Kegiatan ini diselenggarakan disela – sela hari libur UNBK tingkat Sekolah Lanjutan Menengah Atas (SLTA). Dalam sambutannya Nafila selaku koordinator kegiatan para santri Al Kenaniyah menambahkan “upaya ini dilakukan untuk memberikan peningkatan kapasitas kepada para santriwati, mereka tidak diijinkan untuk pulang selama libur UNBK sehingga kita perlu memberikan kegiatan-kegiatan yang menarik untuk para santri” ujar Nafila, merupakan santri Penerima Beasiswa Santri Berprestasi (PBSB) tahun 2010 yang saat ini aktif mengabdi di Pesantren Al Kenaniyah.

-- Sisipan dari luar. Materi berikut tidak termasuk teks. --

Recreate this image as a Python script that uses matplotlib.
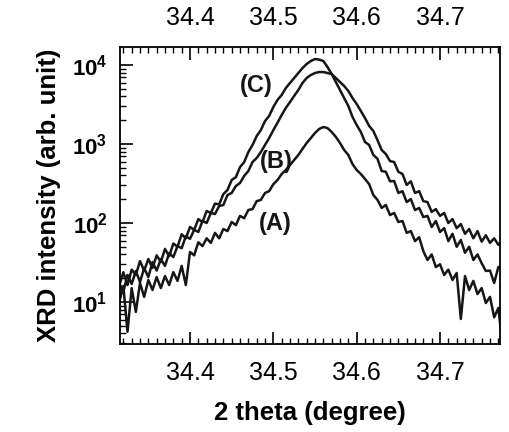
import numpy as np
import matplotlib
matplotlib.use('Agg')
import matplotlib.pyplot as plt
from matplotlib.ticker import MultipleLocator, LogLocator, NullFormatter

# fonts (Arial look-alike)
plt.rcParams['font.family'] = 'Liberation Sans'
plt.rcParams['mathtext.fontset'] = 'custom'
plt.rcParams['mathtext.rm'] = 'Liberation Sans'
plt.rcParams['mathtext.bf'] = 'Liberation Sans:bold'

# XRD scan: start angle and step (degree)
scan_start = 34.315
scan_step = 0.005

# Intensities (arb. unit)
counts_a = [10.0, 16, 4.2, 15, 7.5, 17.4, 11.6, 19, 14.2, 20.7,
            15, 21.3, 16.4, 23.9, 18.5, 28.6, 16.4, 43, 39, 57,
            51, 64, 56, 75, 64, 84, 79, 103, 94, 123,
            115, 146, 150, 189, 196, 240, 253, 310, 350, 417,
            469, 542, 627, 726, 866, 1030, 1190, 1380, 1550, 1640,
            1590, 1420, 1230, 1030, 839, 726, 558, 469, 417, 361,
            310, 226, 196, 155, 169, 126, 134, 103, 106, 75,
            79, 59, 66, 44, 34, 40, 27.7, 30, 22, 25.7,
            19, 23.3, 6.1, 21.3, 14.2, 18.5, 12.6, 15, 9.7, 11.6,
            6.4, 8.4, 2.9]

counts_b = [17.4, 13.4, 22, 16.9, 24.7, 17.9, 26.9, 20.7, 32, 25,
            35, 28.6, 41.7, 37, 51, 48, 68, 63, 82, 77,
            106, 100, 134, 130, 164, 169, 226, 240, 294, 321,
            394, 455, 591, 665, 792, 971, 1190, 1500, 1860, 2330,
            2860, 3400, 4060, 4830, 5920, 6850, 7470, 7920, 8150, 8150,
            7920, 7690, 6850, 6090, 5420, 4690, 3820, 3210, 2620, 2130,
            1690, 1460, 1120, 839, 747, 608, 591, 445, 417, 303,
            337, 240, 253, 189, 184, 138, 150, 123, 134, 100,
            112, 86, 97, 73, 84, 64, 79, 58, 70, 56,
            64, 53, 61]

counts_c = [16.0, 23.8, 16.4, 25.7, 22, 33, 25, 35, 27, 39,
            32, 47, 38, 55, 50, 72, 64, 89, 82, 112,
            103, 142, 134, 176, 172, 232, 262, 350, 380, 510,
            590, 790, 971, 1260, 1500, 1950, 2270, 2940, 3610, 4170,
            5110, 5920, 6850, 7920, 9160, 10300, 11240, 11900, 11700, 11240,
            9440, 7690, 6090, 4830, 3820, 3030, 2200, 1740, 1420, 1060,
            971, 726, 650, 455, 445, 337, 340, 240, 253, 184,
            201, 146, 155, 119, 123, 89, 106, 77, 86, 59,
            73, 50, 61, 42, 50, 34, 40, 31, 24.7, 25,
            17.4, 27.7, 27.7]

two_theta = scan_start + scan_step * np.arange(len(counts_a))

curve_names = ['(A)', '(B)', '(C)']
name_x = [34.502, 34.504, 34.480]
name_y = [100, 592, 5580]

line_color = '#161616'

fig = plt.figure(figsize=(5.1, 4.32), dpi=100)
ax = fig.add_axes([0.2353, 0.2037, 0.7451, 0.6875])

for counts in (counts_a, counts_b, counts_c):
    ax.plot(two_theta, counts, color=line_color, lw=1.8)

for name, tx, ty in zip(curve_names, name_x, name_y):
    ax.text(tx, ty, name, fontsize=17, fontweight='bold', ha='center', va='center',
            color=line_color)

ax.set_yscale('log')
ax.set_xlim(34.316, 34.772)
ax.set_ylim(2.94, 16900)

ax.xaxis.set_major_locator(MultipleLocator(0.1))
ax.xaxis.set_minor_locator(MultipleLocator(0.01))
ax.set_xticks([34.4, 34.5, 34.6, 34.7])
ax.set_xticklabels(['34.4', '34.5', '34.6', '34.7'])

ax.set_yticks([10, 100, 1000, 10000])
ax.set_yticklabels([r'$\mathbf{10^{1}}$', r'$\mathbf{10^{2}}$',
                    r'$\mathbf{10^{3}}$', r'$\mathbf{10^{4}}$'])
ax.yaxis.set_minor_locator(LogLocator(base=10, subs=np.arange(2, 10)))
ax.yaxis.set_minor_formatter(NullFormatter())

ax.tick_params(axis='x', which='both', direction='in', top=True, bottom=True,
               labeltop=True, labelsize=18, pad=12)
ax.tick_params(axis='y', which='both', direction='in', left=True, right=False,
               labelsize=16, pad=9)
ax.tick_params(which='major', length=9, width=1.2)
ax.tick_params(which='minor', length=4.5, width=1.0)

for sp in ax.spines.values():
    sp.set_linewidth(1.3)

ax.set_xlabel('2 theta (degree)', fontsize=18.5, fontweight='bold', labelpad=12)
ax.set_ylabel('XRD intensity (arb. unit)', fontsize=18.5, fontweight='bold', labelpad=8)

fig.savefig('out.png', dpi=100)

Di sesi pertama, Siti Kholisoh yang akrab dipanggil Olis menyinggung sedikit mengenai tradisi pesantren tentang pelajaran Balaghah Mantiq yakni ilmu logika yang biasa diajarkan di berbagai pesantren di Indonesia. Sebagian peserta cukup familiar dengan ilmu mantiq ini, hal ini untuk menyambungkan beberapa materi – materi tentangcritical thinking skills yang saat ini banyak dikembangkan dalam social science modern. Selain Olis, Aprida Sondang selaku pemateri inti juga menjabarkan mengenai definisi critical thinking dan manfaat yang didapatkan ketika menerapkan skill tersebu dalam kehidupan di masa mendatang “Critical Thinking berbeda dengan criticizing, dimana dalam critical thinking menempati urutan ke-dua skill yang sangat dibutuhkan pada tahun 2020 berdasarkan survei Wordl Economic Forum” lanjut Aprida, perempuan jebolan psikologi pendidikan University of Mancester UK.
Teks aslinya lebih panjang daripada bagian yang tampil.